Rechten van een heerlijkheid
Bij een heerlijkheid hoorden verschillende rechten. Belangrijk waren de economische rechten, zoals het heffen van tol en belasting, maar ook het recht om recht te spreken. Ook het recht om functionarissen te benoemen die namens de heer bestuurlijke taken op zich namen. Het recht van de dode hand was het recht om in het kader van een nalatenschap een gering percentage van het onroerend goed te heffen. Andere rechten die voorkomen zijn het veerrecht, het recht op zwanendrift, het jachtrecht en het recht om duiven te houden. De Heerlijkheid Amerongen had bijvoorbeeld ook het windrecht (voor molens), het visrecht De rechten konden overigens per heerlijkheid heel verschillend zijn.

Persoonlijke en gedeelde rechten
De heerlijkheid Amerongen bestaat al heel lang en de bewoners van het kasteel waren veelal degenen die de heerlijke rechten bezaten.
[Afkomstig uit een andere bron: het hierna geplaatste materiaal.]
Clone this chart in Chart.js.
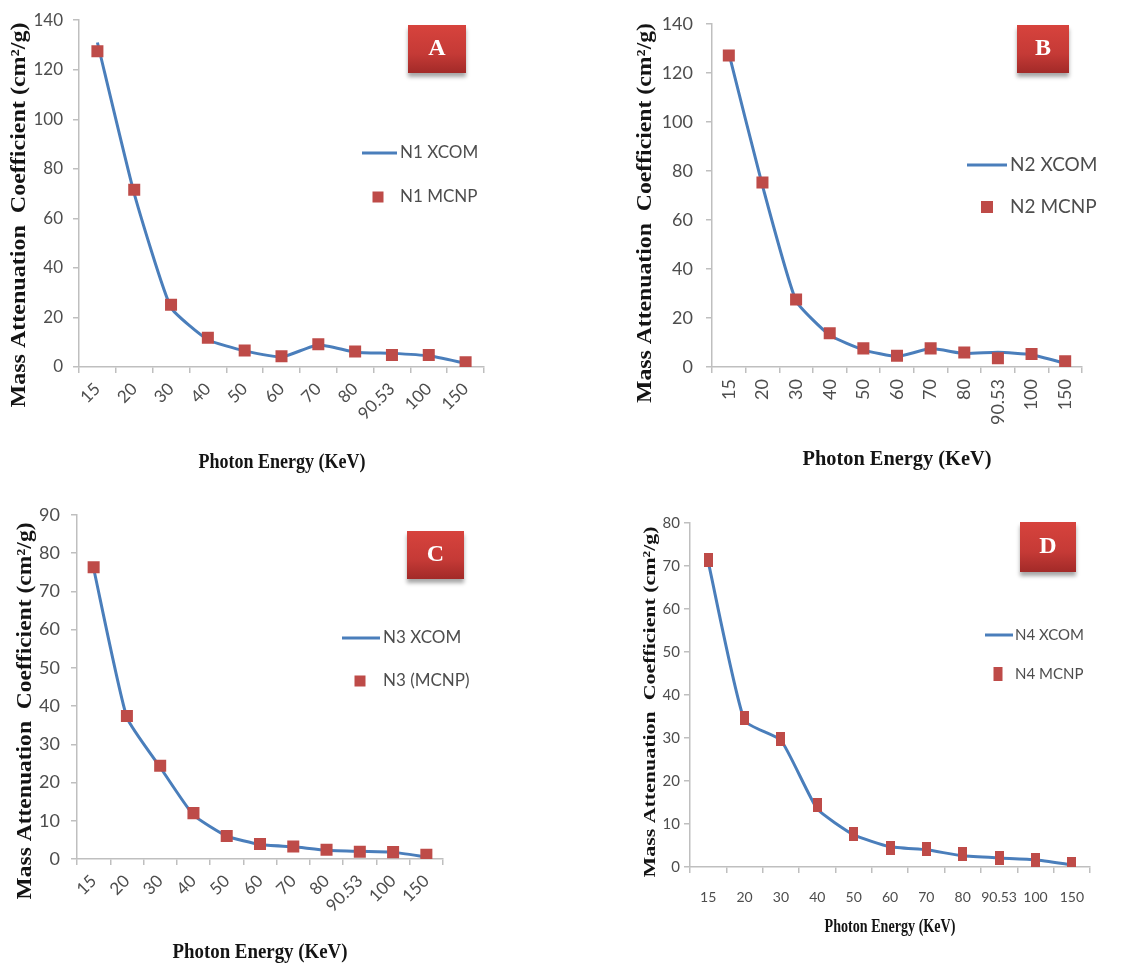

Sommige rechten waren echter persoonlijk en andere rechten werden gedeeld. Zo zijn er periodes in de afgelopen eeuwen geweest dat bijvoorbeeld het collatierecht (het recht om een kerkvoogd te benoemen) gedeeld werd met de kerk, danwel geheel bij de kerk lag. De kasteelheer had bijvoorbeeld ook het recht van herenbank. Dat is het recht waardoor de heer en zijn familie een bevoorrechte plaats in de Andrieskerk hadden. En die bevoorrechte plek in de kerk hadden ze ook door het grafrecht: het recht om begraven te worden in de kerk.

Afschaffing heerlijke rechten
Bij het ontstaan van de Bataafse republiek (1795) zijn de heerlijke rechten afgeschaft. Sommige rechten zoals jacht- en visrecht zijn echter in 1814 door het Soeverein Vorstendom in ere hersteld. Al deze rechten zijn definitief door de Grondwet van 1848 afgeschaft. De bestuurlijke functie is toen op basis van de gemeentewet bij de gemeente komen te liggen en de rechterlijke macht is toen landelijk verankerd. Heerlijkheden zelf zijn niet afgeschaft.